Infiéis – por Flávio Lauria

Flávio Lauria é Administrador de Empresas e Professor Universitário

Os parlamentares brasileiros que, semelhantes aos símios, pulam de partido em partido, cometem estelionato eleitoral protegidos pela lei, sempre que não tenham sido eleitos exclusivamente com votos próprios.


Todos aqueles que, para poderem conquistar uma cadeira na Casa Legislativa à qual concorreram, tiveram necessidade de suprir a sua insuficiência de votos com os votos do partido e depois levam-nos para uma outra agremiação partidária – não da preferência dos que no partido votaram – desonram a democracia, traem a vontade dos eleitores, desfiguram a representação popular e dão a dolorosa impressão de que o que menos importa é o povo e a única coisa que vale é sua ambição pelo poder.

A meu ver, não representam a vontade popular e deveriam ser banidos da vida política nacional.

Quem não sabe ser fiel ao partido que o elegeu, e quem surrupia os votos do partido – que não foram depositados na pessoa do candidato, mas em outros – apropriando-se infielmente do que não lhe pertence, pode não ser punido pela lei, mas deveria ser punido pela sociedade.

Flávio Lauria é Administrador de Empresas e Consultor.

Coloca-se questão, portanto, de legitimidade e não de legalidade. Os próprios parlamentares é que elaboraram o direito à infidelidade e ao esbulho eleitoral, desvirtuando a democracia e tornando os partidos meros depositários infiéis de votos e conglomerados de ambições eleitorais e não de ideais democráticos.
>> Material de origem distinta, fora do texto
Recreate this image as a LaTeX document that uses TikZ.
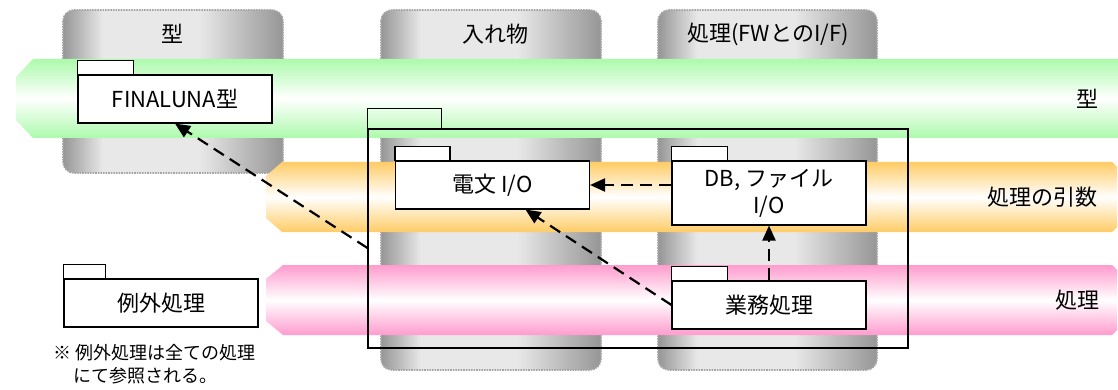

Para moralizar a democracia, urge uma reforma política. Uma reforma em que os ideais de um partido representem os ideais de parcela da população e não os anseios mesquinhos daqueles que o instrumentalizam para a conquista do poder pelo poder.

Para isto a infidelidade partidária deveria ser punida como a infidelidade ao mandato profissional. Se um advogado for infiel a seu cliente e bandear-se para a parte contrária, será punido pela OAB. É que os mandatos profissionais, como os eleitorais, fundam-se na confiança e a confiança não pode ser maculada, sem que reste ferida a dignidade da própria profissão ou representação popular.

Creio que, enquanto não houver fidelidade partidária consagrada em lei elaborada – e para mim, em nível constitucional, ou seja, lei suprema – no interesse do povo e não “pro domo sua”, ou seja, no exclusivo interesse dos que a elaboram, não haverá partidos no Brasil.

Sem fidelidade, a democracia é um arremedo da vontade popular, pisoteada sempre que um parlamentar “apropria-se” de votos sem tê-los merecido (vale dizer, daqueles votos que pertencem ao partido) para carregá-los, com o mais despudorado e mesquinho intuito, para outra legenda.

Enquanto não houver fidelidade partidária, as siglas partidárias não se distinguirão umas das outras – algumas, inclusive, muito semelhantes, em sua grafia, àquelas que definem bandos inimigos da sociedade. Dir-se-á que os parlamentares não são culpados, que apenas usam de um direito, nada fazendo de ilegal.

Que nada fazem de ilegal, estou convencido. Hart, o grande jus filósofo inglês, já dizia que as leis são feitas para os governantes e para os governados, mas, como são feitas pelos governantes, sempre beneficiam mais os governantes do que os governados (The Concept of Law – Ed. Clarendon, 1961).

Este artigo não pretende atingir nenhum parlamentar em especial, mas um sistema carcomido, propiciador de um “ilegítimo turismo partidário” que enxovalha, por “apropriação infiel”, todos os eleitores traídos, que não votaram no trânsfuga parlamentar, mas que o auxiliaram a praticar um estelionato eleitoral não punido pela lei. Que por uma questão de cidadania, o povo exija uma reforma eleitoral em que tal aética forma de fazer política seja banida e não mais macule a dignidade nacional.